*Required work*:
Repeat the lines below exactly as they appear, but leave out the images.
★ ★ ★ ★ ★
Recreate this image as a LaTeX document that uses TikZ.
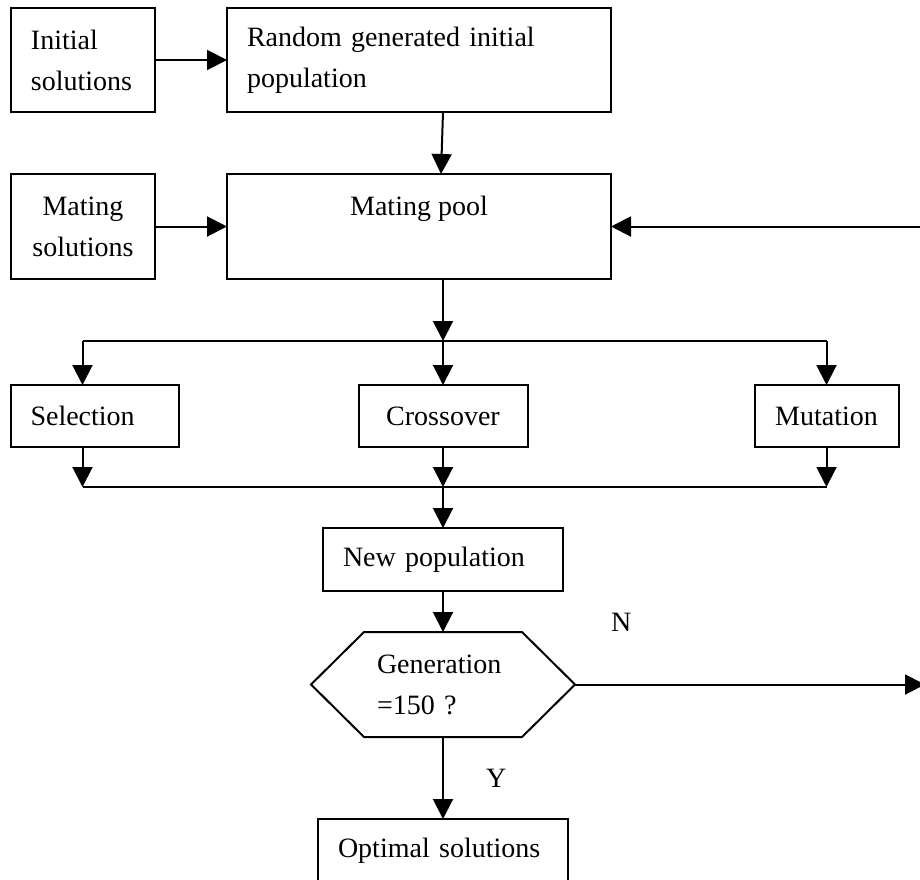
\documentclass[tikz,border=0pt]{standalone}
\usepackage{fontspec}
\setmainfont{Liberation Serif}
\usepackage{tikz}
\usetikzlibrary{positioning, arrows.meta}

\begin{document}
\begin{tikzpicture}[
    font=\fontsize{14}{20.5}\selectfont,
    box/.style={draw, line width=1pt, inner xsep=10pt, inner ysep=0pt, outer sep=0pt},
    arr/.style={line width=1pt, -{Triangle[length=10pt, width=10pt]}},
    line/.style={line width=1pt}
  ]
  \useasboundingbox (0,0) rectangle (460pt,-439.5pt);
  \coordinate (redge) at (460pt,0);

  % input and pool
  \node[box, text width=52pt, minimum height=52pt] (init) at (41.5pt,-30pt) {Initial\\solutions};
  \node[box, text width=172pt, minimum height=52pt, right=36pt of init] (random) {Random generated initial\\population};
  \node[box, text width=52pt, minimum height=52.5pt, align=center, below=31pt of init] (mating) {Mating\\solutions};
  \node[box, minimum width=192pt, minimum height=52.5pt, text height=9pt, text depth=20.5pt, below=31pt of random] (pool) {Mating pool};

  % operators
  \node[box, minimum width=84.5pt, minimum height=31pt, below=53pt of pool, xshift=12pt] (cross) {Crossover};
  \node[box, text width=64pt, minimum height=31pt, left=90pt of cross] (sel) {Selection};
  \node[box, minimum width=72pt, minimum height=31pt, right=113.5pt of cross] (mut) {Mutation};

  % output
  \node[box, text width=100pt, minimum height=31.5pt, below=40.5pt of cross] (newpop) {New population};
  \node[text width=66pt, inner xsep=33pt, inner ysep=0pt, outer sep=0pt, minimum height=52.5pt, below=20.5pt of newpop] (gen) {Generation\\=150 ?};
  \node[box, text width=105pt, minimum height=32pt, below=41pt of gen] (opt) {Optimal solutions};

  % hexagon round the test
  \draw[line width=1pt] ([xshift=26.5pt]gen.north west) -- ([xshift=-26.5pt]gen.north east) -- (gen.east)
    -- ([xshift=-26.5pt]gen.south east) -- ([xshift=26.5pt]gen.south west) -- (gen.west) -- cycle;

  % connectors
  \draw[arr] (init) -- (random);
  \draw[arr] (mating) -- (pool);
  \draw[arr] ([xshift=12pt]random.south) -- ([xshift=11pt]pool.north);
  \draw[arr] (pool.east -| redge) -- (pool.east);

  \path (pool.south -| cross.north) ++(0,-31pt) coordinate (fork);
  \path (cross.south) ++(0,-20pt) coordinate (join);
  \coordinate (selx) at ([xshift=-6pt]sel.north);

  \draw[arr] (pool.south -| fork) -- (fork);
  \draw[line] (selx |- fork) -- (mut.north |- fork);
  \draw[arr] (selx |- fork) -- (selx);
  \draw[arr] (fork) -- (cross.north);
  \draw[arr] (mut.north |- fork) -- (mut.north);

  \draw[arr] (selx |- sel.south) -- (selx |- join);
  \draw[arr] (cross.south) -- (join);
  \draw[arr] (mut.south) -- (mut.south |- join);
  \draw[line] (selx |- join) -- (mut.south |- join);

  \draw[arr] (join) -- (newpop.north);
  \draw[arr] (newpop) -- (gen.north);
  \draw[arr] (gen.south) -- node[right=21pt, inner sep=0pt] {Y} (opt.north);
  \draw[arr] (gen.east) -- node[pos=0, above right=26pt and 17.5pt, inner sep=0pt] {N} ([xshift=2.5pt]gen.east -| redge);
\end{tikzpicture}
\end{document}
★ ★ ★ ★ ★
*Problem solution*:
Recreate this image as a LaTeX document that uses TikZ.
\documentclass[tikz,border=0pt]{standalone}
\usepackage{fontspec}
\setmainfont{Liberation Serif}
\usepackage{tikz}
\usetikzlibrary{positioning, arrows.meta}

\begin{document}
\begin{tikzpicture}[
    font=\fontsize{14}{20.5}\selectfont,
    box/.style={draw, line width=1pt, inner xsep=10pt, inner ysep=0pt, outer sep=0pt},
    arr/.style={line width=1pt, -{Triangle[length=10pt, width=10pt]}},
    line/.style={line width=1pt}
  ]
  \useasboundingbox (0,0) rectangle (460pt,-439.5pt);
  \coordinate (redge) at (460pt,0);

  % input and pool
  \node[box, text width=52pt, minimum height=52pt] (init) at (41.5pt,-30pt) {Initial\\solutions};
  \node[box, text width=172pt, minimum height=52pt, right=36pt of init] (random) {Random generated initial\\population};
  \node[box, text width=52pt, minimum height=52.5pt, align=center, below=31pt of init] (mating) {Mating\\solutions};
  \node[box, minimum width=192pt, minimum height=52.5pt, text height=9pt, text depth=20.5pt, below=31pt of random] (pool) {Mating pool};

  % operators
  \node[box, minimum width=84.5pt, minimum height=31pt, below=53pt of pool, xshift=12pt] (cross) {Crossover};
  \node[box, text width=64pt, minimum height=31pt, left=90pt of cross] (sel) {Selection};
  \node[box, minimum width=72pt, minimum height=31pt, right=113.5pt of cross] (mut) {Mutation};

  % output
  \node[box, text width=100pt, minimum height=31.5pt, below=40.5pt of cross] (newpop) {New population};
  \node[text width=66pt, inner xsep=33pt, inner ysep=0pt, outer sep=0pt, minimum height=52.5pt, below=20.5pt of newpop] (gen) {Generation\\=150 ?};
  \node[box, text width=105pt, minimum height=32pt, below=41pt of gen] (opt) {Optimal solutions};

  % hexagon round the test
  \draw[line width=1pt] ([xshift=26.5pt]gen.north west) -- ([xshift=-26.5pt]gen.north east) -- (gen.east)
    -- ([xshift=-26.5pt]gen.south east) -- ([xshift=26.5pt]gen.south west) -- (gen.west) -- cycle;

  % connectors
  \draw[arr] (init) -- (random);
  \draw[arr] (mating) -- (pool);
  \draw[arr] ([xshift=12pt]random.south) -- ([xshift=11pt]pool.north);
  \draw[arr] (pool.east -| redge) -- (pool.east);

  \path (pool.south -| cross.north) ++(0,-31pt) coordinate (fork);
  \path (cross.south) ++(0,-20pt) coordinate (join);
  \coordinate (selx) at ([xshift=-6pt]sel.north);

  \draw[arr] (pool.south -| fork) -- (fork);
  \draw[line] (selx |- fork) -- (mut.north |- fork);
  \draw[arr] (selx |- fork) -- (selx);
  \draw[arr] (fork) -- (cross.north);
  \draw[arr] (mut.north |- fork) -- (mut.north);

  \draw[arr] (selx |- sel.south) -- (selx |- join);
  \draw[arr] (cross.south) -- (join);
  \draw[arr] (mut.south) -- (mut.south |- join);
  \draw[line] (selx |- join) -- (mut.south |- join);

  \draw[arr] (join) -- (newpop.north);
  \draw[arr] (newpop) -- (gen.north);
  \draw[arr] (gen.south) -- node[right=21pt, inner sep=0pt] {Y} (opt.north);
  \draw[arr] (gen.east) -- node[pos=0, above right=26pt and 17.5pt, inner sep=0pt] {N} ([xshift=2.5pt]gen.east -| redge);
\end{tikzpicture}
\end{document}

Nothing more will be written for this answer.